Мария Гоф в своей основополагающей статье о фактуре прямо анализирует тройственные взаимоотношения между Пикассо, Татлиным и иконописной традицией и утверждает, что скульптуры Пикассо 1912 и 1913 годов очень глубоко повлияли на Татлина именно потому, что укрепили и даже утвердили его в собственных начинающихся исканиях в области трехмерного ассамбляжа. Это очень близко к тому катализирующему воздействию, которое оказали слова Матисса об иконах на эксперименты Кандинского с русско-византийским искусством. Таким образом подтверждается справедливость прозорливого замечания А. В. Грищенко, отметившего «странные» переклички между Парижем XX века и средневековой Московией [Gough 1999: 44–45; Грищенко 1913: 26]. Гоф выдвигает предположение о том, что еще до поездки в Париж Татлин мог прочитать обширное, с книгу размером, исследование В. Маркова о фактуре, озаглавленное «Принципы творчества в пластических искусствах», где он сравнил «подлинную» и явную гетерогенность иконописной фактуры с «монотонной» гомогенизацией или «уравниловкой» (буквальной и метафорической), возникающей в результате интернационализации европейских стилей, начиная с неоклассицизма и заканчивая современными течениями в искусстве, такими как кубизм и футуризм [Gough 1999: 40]. Гоф выдвигает гипотезу о том, что рассуждения Маркова могли подтолкнуть Татлина к поиску русско-византийских истоков собственного творчества, не в последнюю очередь потому, что Марков обнаруживал в многозначной гибридности иконы некое высшее качество по сравнению с окончательной подчиненностью «реальных» материалов миметической «изобразительной» логике у Пикассо:
…Вспомним иконы; их украшают венчиками, оплечьями, басмой, инкрустациями; самую живопись – каменьями, металлами, и т. д. – всем этим разрушается наше современное понимание живописи. <…> Шумом красок, звуком материалов, набором фактур мы призываем народ к красоте, к религии, к Богу. <…> Как известно, русский народ пишет свои иконы, будь это изображение Бож. Матери, святых или каких-либо сцен в нереальных образах; реальный же мир вносится в его творчество только набором и инкрустациями реальных, ощущаемых предметов. И тут будто происходит борьба двух миров, внутреннего, нереального мира и мира внешнего, осязаемого нами. Эти два мира и тут надвигаются один на другой… Пикассо <…> [и некоторые футуристы] <…> дают довольно смелый набор материалов. <…> Но при наборе подобных материалов эти художники руководствовались только тем, чтобы вызвать различные реальные ассоциации, не заботясь о какой-либо пластической идее, и поэтому такие наборы нельзя сравнивать с наборами пластического характера, завещанными нам стариной [Марков 1914: 54–63].
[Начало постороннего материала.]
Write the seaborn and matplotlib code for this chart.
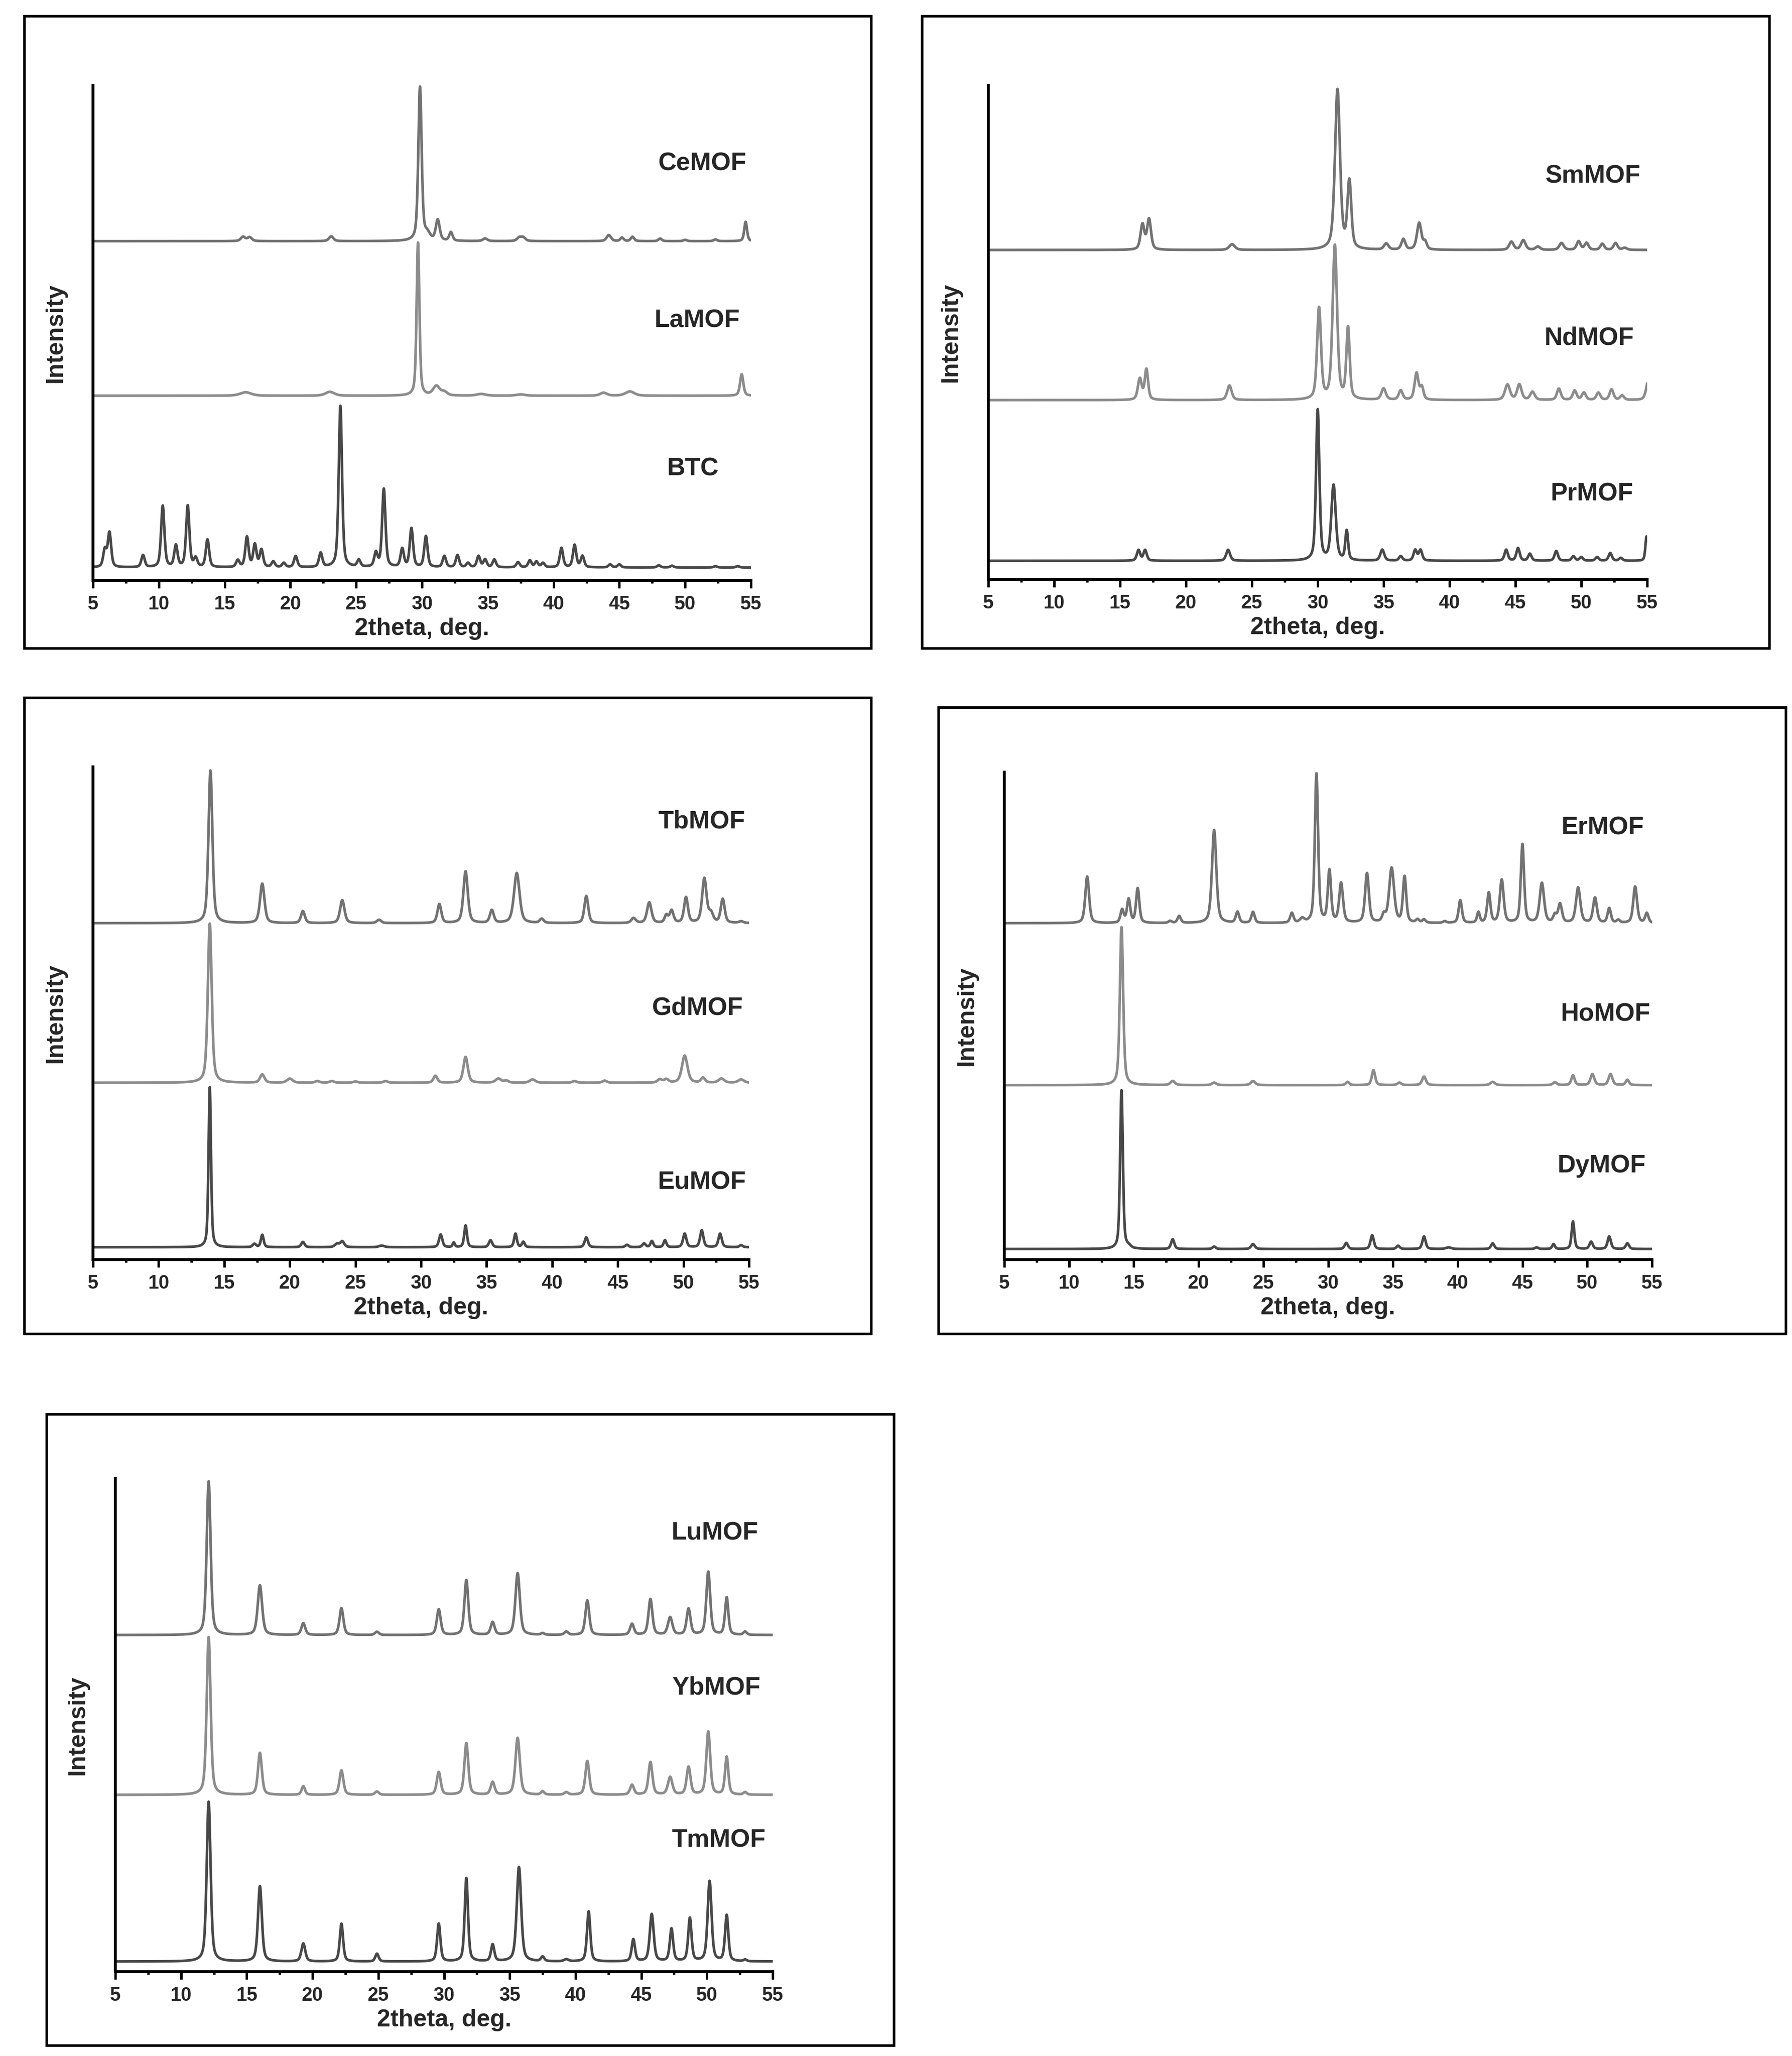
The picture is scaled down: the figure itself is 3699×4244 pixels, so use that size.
import numpy as np
import matplotlib
matplotlib.use("Agg")
import matplotlib.pyplot as plt
from matplotlib.patches import Rectangle
from matplotlib.ticker import MultipleLocator
import seaborn as sns

# peak lists: 2theta (deg), height (a.u.), fwhm (deg)
btc_pos = [5.9, 6.25, 8.8, 10.3, 11.3, 12.2, 12.8, 13.7, 16.0, 16.7, 17.3, 17.8, 18.7, 19.5, 20.4,
           22.3, 23.8, 25.2, 26.5, 27.1, 28.5, 29.2, 30.3, 31.7, 32.7, 33.5, 34.3, 34.8, 35.5, 37.3,
           38.2, 38.7, 39.2, 40.6, 41.6, 42.2, 44.3, 45.0, 48.0, 49.0, 52.3, 54.0]
btc_hgt = [40, 80, 28, 143, 50, 143, 20, 64, 16, 70, 52, 40, 13, 10, 26,
           33, 376, 16, 32, 182, 42, 90, 72, 26, 28, 10, 26, 18, 18, 12,
           16, 13, 10, 45, 52, 26, 7, 7, 5, 4, 3, 3]
btc_fwhm = [0.3] * len(btc_pos)

ce_pos = [16.4, 16.9, 23.1, 29.85, 30.4, 31.2, 32.2, 34.8, 37.4, 37.7, 44.2, 45.2, 46.0, 48.1, 50.0, 52.3, 54.6]
ce_hgt = [10, 9, 11, 358, 15, 48, 20, 6, 8, 8, 14, 8, 10, 6, 3, 4, 45]
ce_fwhm = [0.4, 0.4, 0.4, 0.3, 0.5, 0.35, 0.3, 0.4, 0.4, 0.4, 0.4, 0.3, 0.3, 0.3, 0.3, 0.3, 0.25]

la_pos = [16.6, 23.0, 29.7, 31.1, 31.7, 34.5, 37.5, 43.8, 45.8, 54.3]
la_hgt = [8, 9, 356, 22, 8, 4, 3, 7, 10, 50]
la_fwhm = [1.0, 0.8, 0.25, 0.6, 0.5, 0.8, 0.8, 0.6, 0.8, 0.3]

sm_pos = [16.7, 17.2, 23.5, 31.5, 32.4, 35.2, 36.5, 37.7, 38.15, 44.7, 45.6, 46.7, 48.5, 49.8, 50.4, 51.6, 52.6, 53.3]
sm_hgt = [62, 75, 14, 395, 165, 15, 26, 66, 18, 20, 24, 8, 17, 21, 17, 15, 17, 5]
sm_fwhm = [0.35, 0.35, 0.5, 0.45, 0.35, 0.4, 0.35, 0.4, 0.3, 0.4, 0.4, 0.4, 0.4, 0.35, 0.35, 0.35, 0.35, 0.4]

nd_pos = [16.5, 17.0, 23.3, 30.1, 31.3, 32.3, 35.0, 36.3, 37.5, 37.9, 44.4, 45.3, 46.3, 48.3, 49.5, 50.2,
          51.3, 52.3, 53.1, 55.1]
nd_hgt = [52, 75, 36, 225, 380, 175, 28, 23, 66, 30, 38, 38, 20, 28, 23, 18, 18, 26, 11, 50]
nd_fwhm = [0.35, 0.3, 0.4, 0.35, 0.4, 0.3, 0.4, 0.35, 0.35, 0.3, 0.45, 0.4, 0.4, 0.35, 0.35, 0.35,
           0.35, 0.35, 0.35, 0.4]

pr_pos = [16.4, 16.9, 23.2, 30.0, 31.2, 32.2, 34.9, 36.3, 37.4, 37.8, 44.3, 45.2, 46.1, 48.1, 49.4, 50.0,
          51.2, 52.2, 53.0, 54.95]
pr_hgt = [26, 26, 27, 372, 185, 72, 27, 11, 26, 26, 27, 31, 17, 24, 11, 9, 9, 19, 7, 60]
pr_fwhm = [0.3, 0.3, 0.35, 0.3, 0.4, 0.25, 0.35, 0.3, 0.3, 0.3, 0.3, 0.3, 0.3, 0.3, 0.3, 0.3,
           0.3, 0.3, 0.3, 0.2]

tb_pos = [13.95, 17.9, 21.0, 24.0, 26.8, 31.4, 33.4, 35.4, 37.3, 39.2, 42.6, 46.2, 47.4, 48.7, 49.1, 50.2,
          51.6, 52.1, 53.0, 54.4]
tb_hgt = [372, 96, 29, 56, 8, 46, 126, 31, 122, 10, 66, 12, 50, 18, 30, 62, 108, 22, 58, 4]
tb_fwhm = [0.35, 0.4, 0.35, 0.4, 0.4, 0.35, 0.4, 0.35, 0.5, 0.35, 0.35, 0.4, 0.4, 0.3, 0.35, 0.35,
           0.4, 0.4, 0.35, 0.4]

gd_pos = [13.9, 17.9, 20.0, 22.1, 23.2, 25.0, 27.3, 31.1, 33.4, 35.9, 36.5, 38.5, 41.7, 44.0, 48.2, 48.7,
          50.1, 51.5, 52.9, 54.4]
gd_hgt = [388, 20, 10, 4, 4, 3, 4, 17, 63, 10, 5, 8, 4, 5, 8, 8, 66, 12, 10, 8]
gd_fwhm = [0.35, 0.4, 0.5, 0.4, 0.4, 0.4, 0.4, 0.35, 0.4, 0.5, 0.4, 0.5, 0.4, 0.4, 0.4, 0.4,
           0.5, 0.35, 0.5, 0.5]

eu_pos = [13.9, 17.3, 17.9, 21.0, 23.6, 24.0, 27.0, 31.5, 32.5, 33.4, 35.3, 37.2, 37.8, 42.6, 45.7, 47.0,
          47.6, 48.6, 50.1, 51.4, 52.8, 54.4]
eu_hgt = [390, 8, 30, 13, 8, 14, 4, 31, 11, 53, 17, 33, 13, 24, 6, 9, 15, 17, 33, 41, 33, 5]
eu_fwhm = [0.22, 0.3, 0.25, 0.3, 0.4, 0.35, 0.5, 0.3, 0.2, 0.25, 0.3, 0.25, 0.25, 0.3, 0.3, 0.3,
           0.25, 0.25, 0.3, 0.3, 0.3, 0.3]

er_pos = [11.4, 14.1, 14.6, 15.3, 17.8, 18.5, 21.2, 23.0, 24.2, 27.2, 28.0, 29.1, 30.1, 31.0, 33.0, 34.3,
          34.9, 35.9, 36.9, 37.4, 39.0, 40.2, 41.6, 42.4, 43.4, 45.0, 46.5, 47.5, 47.9, 49.3, 50.6, 51.7,
          52.4, 53.7, 54.6]
er_hgt = [115, 32, 58, 85, 5, 17, 230, 27, 27, 24, 10, 368, 127, 97, 122, 18,
          135, 113, 8, 8, 4, 56, 26, 74, 106, 194, 98, 18, 46, 87, 62, 36,
          7, 90, 24]
er_fwhm = [0.35, 0.3, 0.3, 0.3, 0.3, 0.3, 0.4, 0.3, 0.3, 0.3, 0.4, 0.3, 0.3, 0.35, 0.35, 0.3,
           0.45, 0.3, 0.3, 0.3, 0.3, 0.3, 0.25, 0.3, 0.35, 0.3, 0.4, 0.3, 0.35, 0.4, 0.35, 0.3,
           0.3, 0.35, 0.3]

ho_pos = [14.05, 18.0, 21.2, 24.2, 31.5, 33.5, 35.5, 37.4, 42.7, 47.5, 48.9, 50.4, 51.8, 53.1]
ho_hgt = [390, 10, 6, 10, 8, 37, 6, 21, 8, 7, 24, 27, 27, 13]
ho_fwhm = [0.3, 0.4, 0.4, 0.4, 0.3, 0.3, 0.35, 0.35, 0.4, 0.35, 0.3, 0.35, 0.35, 0.3]

dy_pos = [14.05, 14.6, 18.0, 21.2, 24.2, 31.4, 33.4, 35.4, 37.4, 39.3, 42.7, 46.1, 47.4, 48.9, 50.3, 51.7, 53.1]
dy_hgt = [392, 5, 24, 6, 12, 15, 34, 8, 31, 4, 14, 4, 12, 68, 18, 31, 14]
dy_fwhm = [0.25, 0.4, 0.3, 0.3, 0.35, 0.3, 0.3, 0.3, 0.3, 0.5, 0.3, 0.3, 0.25, 0.25, 0.3, 0.3, 0.3]

lu_pos = [12.1, 16.0, 19.3, 22.2, 24.9, 29.6, 31.7, 33.7, 35.6, 37.5, 39.3, 40.9, 44.3, 45.7, 47.2, 48.6,
          50.1, 51.5, 52.9]
lu_hgt = [378, 122, 29, 66, 8, 63, 135, 31, 152, 4, 8, 85, 27, 88, 43, 64, 155, 92, 8]
lu_fwhm = [0.35, 0.4, 0.35, 0.35, 0.35, 0.35, 0.35, 0.35, 0.4, 0.3, 0.35, 0.35, 0.35, 0.35, 0.4, 0.35,
           0.35, 0.3, 0.3]

yb_pos = [12.1, 16.0, 19.3, 22.2, 24.9, 29.6, 31.7, 33.7, 35.6, 37.5, 39.3, 40.9, 44.3, 45.7, 47.2, 48.6,
          50.1, 51.5, 52.9]
yb_hgt = [388, 103, 21, 60, 8, 56, 127, 31, 140, 8, 6, 83, 24, 80, 43, 68, 155, 93, 6]
yb_fwhm = [0.35, 0.35, 0.3, 0.35, 0.35, 0.35, 0.35, 0.35, 0.4, 0.3, 0.35, 0.35, 0.35, 0.35, 0.4, 0.35,
           0.35, 0.3, 0.3]

tm_pos = [12.1, 16.0, 19.3, 22.2, 24.9, 29.6, 31.7, 33.7, 35.7, 37.5, 39.3, 41.0, 44.4, 45.8, 47.3, 48.7,
          50.2, 51.5, 52.9]
tm_hgt = [393, 185, 44, 93, 19, 93, 205, 41, 232, 11, 5, 123, 54, 116, 80, 106, 197, 113, 4]
tm_fwhm = [0.35, 0.35, 0.35, 0.3, 0.3, 0.3, 0.3, 0.3, 0.4, 0.3, 0.4, 0.3, 0.3, 0.35, 0.3, 0.3,
           0.35, 0.3, 0.3]

W, H = 3699, 4244
x = np.linspace(5, 55, 5001)


def pattern(pos, hgt, fwhm, eta=0.5):
    # pseudo-Voigt sum of the listed reflections
    y = np.zeros_like(x)
    for p, h, w in zip(pos, hgt, fwhm):
        d = 4 * (x - p) ** 2 / w ** 2
        y += h * (eta / (1 + d) + (1 - eta) * np.exp(-np.log(2) * d))
    return y


C_TOP, C_MID, C_BOT = "#727272", "#8c8c8c", "#484848"

# frame (x0, y0, x1, y1) and axes (x0, y0, x1, y1) in pixels, y from top
panels = [
    dict(frame=(50, 33, 1798, 1338), axes=(192, 176, 1550, 1198), top=1153,
         series=[("CeMOF", ce_pos, ce_hgt, ce_fwhm, 790, C_TOP, 51.3, 970),
                 ("LaMOF", la_pos, la_hgt, la_fwhm, 430, C_MID, 50.9, 605),
                 ("BTC", btc_pos, btc_hgt, btc_fwhm, 30, C_BOT, 50.6, 260)]),
    dict(frame=(1903, 33, 3652, 1338), axes=(2040, 176, 3400, 1196), top=1221,
         series=[("SmMOF", sm_pos, sm_hgt, sm_fwhm, 814, C_TOP, 50.9, 996),
                 ("NdMOF", nd_pos, nd_hgt, nd_fwhm, 443, C_MID, 50.6, 596),
                 ("PrMOF", pr_pos, pr_hgt, pr_fwhm, 46, C_BOT, 50.8, 211)]),
    dict(frame=(50, 1440, 1798, 2753), axes=(192, 1583, 1546, 2600), top=1201,
         series=[("TbMOF", tb_pos, tb_hgt, tb_fwhm, 820, C_TOP, 51.4, 1068),
                 ("GdMOF", gd_pos, gd_hgt, gd_fwhm, 431, C_MID, 51.1, 613),
                 ("EuMOF", eu_pos, eu_hgt, eu_fwhm, 30, C_BOT, 51.4, 188)]),
    dict(frame=(1937, 1460, 3686, 2753), axes=(2073, 1594, 3410, 2600), top=1204,
         series=[("ErMOF", er_pos, er_hgt, er_fwhm, 831, C_TOP, 51.2, 1066),
                 ("HoMOF", ho_pos, ho_hgt, ho_fwhm, 431, C_MID, 51.4, 606),
                 ("DyMOF", dy_pos, dy_hgt, dy_fwhm, 26, C_BOT, 51.1, 231)]),
    dict(frame=(96, 2919, 1845, 4222), axes=(238, 3052, 1595, 4070), top=1213,
         series=[("LuMOF", lu_pos, lu_hgt, lu_fwhm, 828, C_TOP, 50.6, 1078),
                 ("YbMOF", yb_pos, yb_hgt, yb_fwhm, 435, C_MID, 50.7, 698),
                 ("TmMOF", tm_pos, tm_hgt, tm_fwhm, 25, C_BOT, 50.9, 323)]),
]

sns.set_style("ticks")
plt.rcParams['font.family'] = ['Liberation Sans', 'DejaVu Sans']
plt.rcParams['font.weight'] = 'bold'
plt.rcParams['axes.labelweight'] = 'bold'

fig = plt.figure(figsize=(W / 300, H / 300), dpi=300)

for pan in panels:
    fx0, fy0, fx1, fy1 = pan['frame']
    fig.add_artist(Rectangle((fx0 / W, 1 - fy1 / H), (fx1 - fx0) / W, (fy1 - fy0) / H,
                             transform=fig.transFigure, fill=False, ec='black', lw=1.3))
    ax0, ay0, ax1, ay1 = pan['axes']
    ax = fig.add_axes([ax0 / W, 1 - ay1 / H, (ax1 - ax0) / W, (ay1 - ay0) / H])
    for name, pos, hgt, fwhm, off, col, lx, ly in pan['series']:
        y = pattern(pos, hgt, fwhm) + off
        sns.lineplot(x=x, y=y, ax=ax, color=col, linewidth=1.3, estimator=None, sort=False)
        ax.text(lx, ly, name, ha='center', va='center', fontsize=12.5, fontweight='bold')

    ax.set_xlim(5, 55)
    ax.set_ylim(0, pan['top'])
    ax.set_yticks([])
    ax.xaxis.set_major_locator(MultipleLocator(5))
    ax.xaxis.set_minor_locator(MultipleLocator(2.5))
    ax.tick_params(axis='x', which='major', length=3.8, width=1.2, direction='out',
                   labelsize=9.5, pad=3.5, color='black')
    ax.tick_params(axis='x', which='minor', length=1.5, width=1.2, direction='out', color='black')
    for lbl in ax.get_xticklabels():
        lbl.set_fontweight('bold')
    for s in ['top', 'right']:
        ax.spines[s].set_visible(False)
    for s in ['left', 'bottom']:
        ax.spines[s].set_linewidth(1.45)
        ax.spines[s].set_color('black')
    ax.set_xlabel("2theta, deg.", fontsize=12, fontweight='bold', labelpad=2)
    ax.set_ylabel("Intensity", fontsize=12, fontweight='bold', labelpad=13)

fig.savefig("out.png", dpi=300)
Здесь Марков подчеркивает принципиальное различие между использованием неоднородного материала в модернизме и в древней иконописной традиции. Между тем как Пикассо и футуристы сознательно изменяли и трансформировали сущность найденных ими предметов ради иллюзорности изображения, русско-византийская традиция отвергала «виртуальность» ради симуляции божественного «присутствия» путем представления «реальных» форм в «реальном пространстве»[166]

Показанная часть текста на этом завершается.